The SAT or ACT in Admissions

SAT in Admissions, ACT in Admissions, SAT or ACT in Admission

Former Indiana Governor Mitch Daniels has spoken out on the SAT or ACT requirement in admissions (photo credit: Ray Taylor).

As more and more colleges drop the SAT or ACT as a requirement for admission — with the University of Chicago’s decision to drop the requirement being the most high profile of the bunch — a university president has spoken out on why his school won’t be dropping the requirement anytime soon. Mitch Daniels, a former governor of Indiana and the current president of Purdue University, has published an editorial in “The Washington Post” arguing that until grade point averages across the spectrum of American high schools can accurately predict a student’s college success, Purdue will be requiring applicants to submit an SAT or ACT score.

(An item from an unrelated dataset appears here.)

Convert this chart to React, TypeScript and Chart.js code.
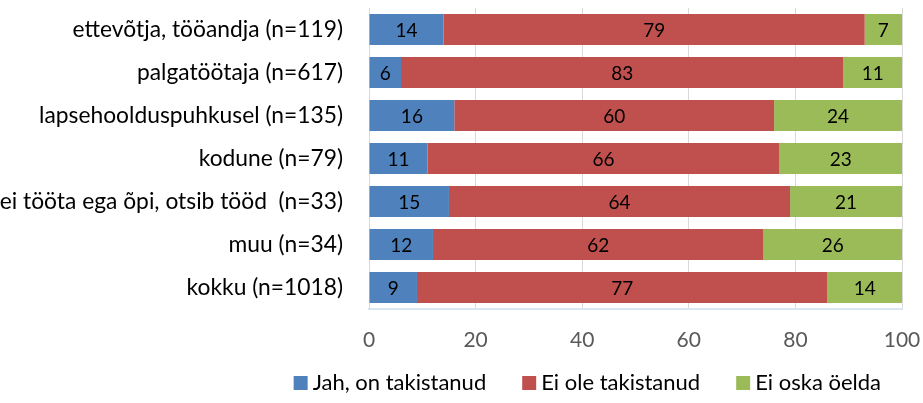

Purdue’s President Doesn’t Trust GPAs Alone

As Governor Daniels writes in his piece entitled “For college admissions, let’s value grit over GPAs,” “Resuming a debate that has arisen occasionally in the past, some U.S. colleges have announced that they will no longer require applicants to provide standardized test scores, but instead will look to high school grade-point averages and subjective information. The institution I lead, Purdue University, will not be joining that group. A review of all the data tells us that no admissions criteria that ignores either the SAT or ACT exams can predict with equivalent accuracy a student’s college performance, or his or her best placement level in critical freshman courses such as mathematics. Accepting a high school A at face value and enrolling a student in a calculus course beyond his or her capabilities does the student a serious disservice by risking an avoidable failure.”

Daniels continues, “Still, assigning greater weight to high school grade-point averages has its merits. In many cases, the GPA proves to be a reliable indicator of discipline, persistence and resilience — characteristics necessary to succeed at the college level (to say nothing of adult life). In the current vernacular, these traits are often collectively called “grit.” Enrollment experts agree on its significance. The problem is in knowing when a high GPA reflects it and when it doesn’t.”

Governor Daniels is absolutely right that a student’s GPA alone isn’t a particularly good predictor of that student’s college success. Not all high schools are created equal. Not all high school coursework is either. That’s why our nation’s most highly selective colleges factor in test scores, grades, rigor of coursework, letters of recommendation, essays, an interview, and much more. And we know Governor Daniels knows all that, but he’s oversimplifying the admissions process by intimating that it’s GPA + SAT/ACT or bust. Schools like Middlebury or UChicago will find great success admitting students who achieve highly in college in spite of the fact that they don’t mandate students submit an SAT or ACT score. And that’s because they require students submit so much more than GPA alone.